Does anyone know anything about the “unhappy rupture”?

The opening of the chapel is recorded by WR Leighton in the Primitive Methodist magazine of 1870 (page 697).  He tells us that the chapel which cost £2,000 was located in the west end of town and would seat more than 700 with a gallery all round.  The schoolroom held 400.

The whole area has been redeveloped and the chapel has disappeared.

Reference

Primitive Methodist magazine of 1870 (page 697)

W Patterson (1909) Northern Primitive Methodism pub Dalton

Comments about this page

  • William Charlton, mentioned in this piece, was my g-g-g grandfather. He was born at Wester Byers, near Steel Hall, Hexhamshire, in 1805, and became a farmer/lead miner at The Haining, Allendale in the 1840s and 1850s. He moved to the West End of Newcastle and had a grocer’s shop in Pitt Street. When he died in January 1870, the shop became Waugh’s (another PM lay preacher mentioned here). William’s daughter had married into the Waugh family. My Great-grandfather, also called William, was married to Margaret Bell at the Maple Terrace chapel in 1892. I would also like to know about the ‘unhappy rift’!

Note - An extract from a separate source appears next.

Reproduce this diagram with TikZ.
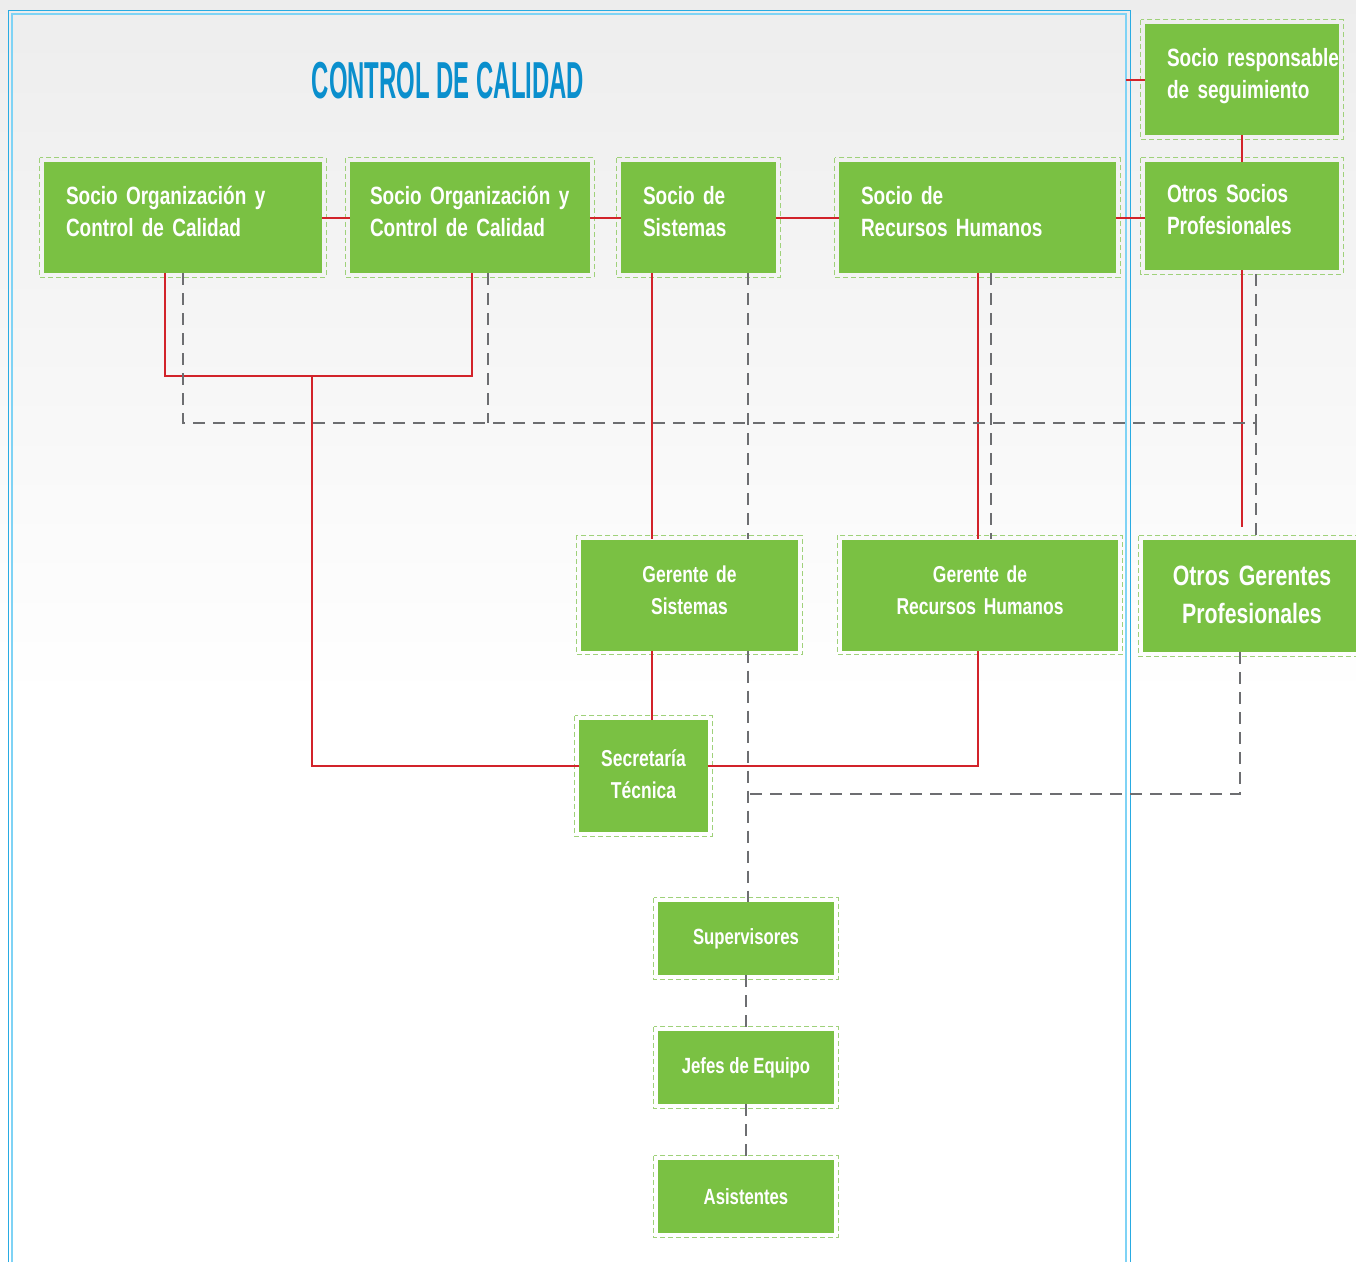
\documentclass[tikz,border=0pt]{standalone}
\usepackage{fontspec}
\newfontfamily\boxfont{Liberation Sans}[FakeStretch=0.76]
\newfontfamily\titlefont{Liberation Sans}[FakeStretch=0.46]

\definecolor{boxgreen}{HTML}{7AC143}
\definecolor{dashgreen}{HTML}{9FD17A}
\definecolor{linered}{HTML}{D2232A}
\definecolor{linegrey}{HTML}{6D6E71}
\definecolor{titleblue}{HTML}{0A8FCD}
\definecolor{frameblue}{HTML}{29ABE2}
\definecolor{framelight}{HTML}{7FD3F5}

\tikzset{
    caja/.style={fill=boxgreen, text=white, inner sep=0pt},
    socio/.style={caja, align=left, inner xsep=22pt, minimum height=111pt,
        text height=20pt, text depth=47pt,
        font={\boxfont\bfseries\fontsize{25}{32}\selectfont}},
    gerente/.style={caja, align=center, minimum height=111pt,
        text height=20pt, text depth=46pt,
        font={\boxfont\bfseries\fontsize{23}{32}\selectfont}},
    equipo/.style={caja, align=center, minimum width=176pt, minimum height=73pt,
        font={\boxfont\bfseries\fontsize{22}{24}\selectfont}},
    marco/.style={draw=dashgreen, dash pattern=on 5pt off 3pt, line width=1.1pt},
    rojo/.style={draw=linered, line width=2pt},
    gris/.style={draw=linegrey, line width=2pt, dash pattern=on 12pt off 8pt},
    titulo/.style={text=titleblue, font={\titlefont\bfseries\fontsize{52}{52}\selectfont}}
    }

\begin{document}
\begin{tikzpicture}[x=1pt, y=-1pt]
                \useasboundingbox (0,0) rectangle (1356,1262);
                % Fondo y marco
                \fill[white] (0,0) rectangle (1356,1262);
                \shade[top color=black!7, bottom color=white] (0,0) rectangle (1356,700);
                \draw[frameblue, line width=1pt] (8,1262) |- (1130,10) -- (1130,1262);
                \draw[framelight, line width=2pt] (12,1262) |- (1126,14) -- (1126,1262);
                \node[titulo] (tit) at (448,81) {CONTROL DE CALIDAD};

                % Socios
                \node[socio, text width=234pt] (soc1) at (183,217.5) {\mbox{Socio Organización y}\\Control de Calidad};
                \node[socio, text width=200pt, inner xsep=20pt] (soc2) at (470,217.5) {\mbox{Socio Organización y}\\Control de Calidad};
                \node[socio, text width=111pt] (socsis) at (698.5,217.5) {Socio de\\Sistemas};
                \node[socio, text width=233pt] (socrh) at (977.5,217.5) {Socio de\\Recursos Humanos};
                \node[socio, text width=150pt] (socresp) at (1242,79.5) {\mbox{Socio responsable}\\\mbox{de seguimiento}};
                \node[socio, text width=150pt, minimum height=108pt] (otrsoc) at (1242,216) {Otros Socios\\Profesionales};

                % Gerentes
                \node[gerente, text width=217pt] (gersis) at (689.5,595) {Gerente de\\Sistemas};
                \node[gerente, text width=276pt] (gerrh) at (980,595) {Gerente de\\Recursos Humanos};
                \node[gerente, text width=218pt, minimum height=112pt, text height=22pt, text depth=44pt,
                    font={\boxfont\bfseries\fontsize{28}{38}\selectfont}] (otrger) at (1252,596) {Otros Gerentes\\Profesionales};
                \node[gerente, text width=129pt, minimum height=112pt, text depth=40pt] (secr) at (643.5,776) {Secretaría\\Técnica};

                % Equipo
                \node[equipo] (superv) at (746,938.5) {Supervisores};
                \node[equipo] (jefes) at (746,1067.5) {Jefes de Equipo};
                \node[equipo] (asist) at (746,1196.5) {Asistentes};

                \foreach \n in {soc1,soc2,socsis,socrh,socresp,otrsoc,gersis,gerrh,otrger,secr,superv,jefes,asist}
                    \draw[marco] ([shift={(-4pt,4pt)}]\n.north west) rectangle ([shift={(4pt,-4pt)}]\n.south east);

                % Lineas rojas
                \coordinate (borde) at (1126,79.5);
                \coordinate (j1) at (312,376);
                \draw[rojo] (soc1) -- (soc2);
                \draw[rojo] (soc2) -- (socsis);
                \draw[rojo] (socsis) -- (socrh);
                \draw[rojo] (socrh.east) -- (socrh.east -| otrsoc.west);
                \draw[rojo] (borde) -- (socresp.west);
                \draw[rojo] (socresp) -- (otrsoc);
                \draw[rojo] ([xshift=-18pt]soc1.south) |- (j1) -| ([xshift=2pt]soc2.south);
                \draw[rojo] (j1) |- ([yshift=10pt]secr.west);
                \draw[rojo] ([xshift=-46.5pt]socsis.south) -- ([xshift=-46.5pt]socsis.south |- gersis.north);
                \draw[rojo] ([xshift=-37.5pt]gersis.south) -- ([xshift=-37.5pt]gersis.south |- secr.north);
                \draw[rojo] ([yshift=10pt]secr.east) -| ([xshift=-2pt]gerrh.south);
                \draw[rojo] (socrh.south) -- (socrh.south |- gerrh.north);
                \draw[rojo] (otrsoc.south) -- ([yshift=13pt]otrsoc.south |- otrger.north);

                % Lineas grises
                \coordinate (j2) at (1256,423);
                \coordinate (j3) at (748,794);
                \draw[gris] (soc1.south) |- (j2) -- ([xshift=14pt]otrsoc.south);
                \draw[gris] (j2) -- (j2 |- otrger.north);
                \draw[gris] ([xshift=18pt]soc2.south) -- ([xshift=18pt]soc2.south |- j2);
                \draw[gris] (socsis.south -| j3) -- (gersis.north -| j3);
                \draw[gris] ([xshift=13.5pt]socrh.south) -- ([xshift=13.5pt]socrh.south |- gerrh.north);
                \draw[gris] (gersis.south -| j3) -- (superv.north -| j3);
                \draw[gris] ([xshift=-12pt]otrger.south) |- (j3);
                \draw[gris] (superv) -- (jefes);
                \draw[gris] (jefes) -- (asist);
            \end{tikzpicture}
\end{document}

    By Elfrieda Waren (22/01/2023)
  • On 17 May 1869 the ‘Proceedings of the Town Council of the Borough of Newcastle-upon-Tyne for 1868-69’ recorded on page liii that ‘The foundation stone of a Primitive Methodist Chapel, to be erected in Maple Street (near the Grammar School), Scotswood Road, was laid this afternoon, in the presence of a large concourse of spectators, including many of the ministers, members, Sunday School teachers and scholars belonging to the denomination, by Mr. W. B. Leighton.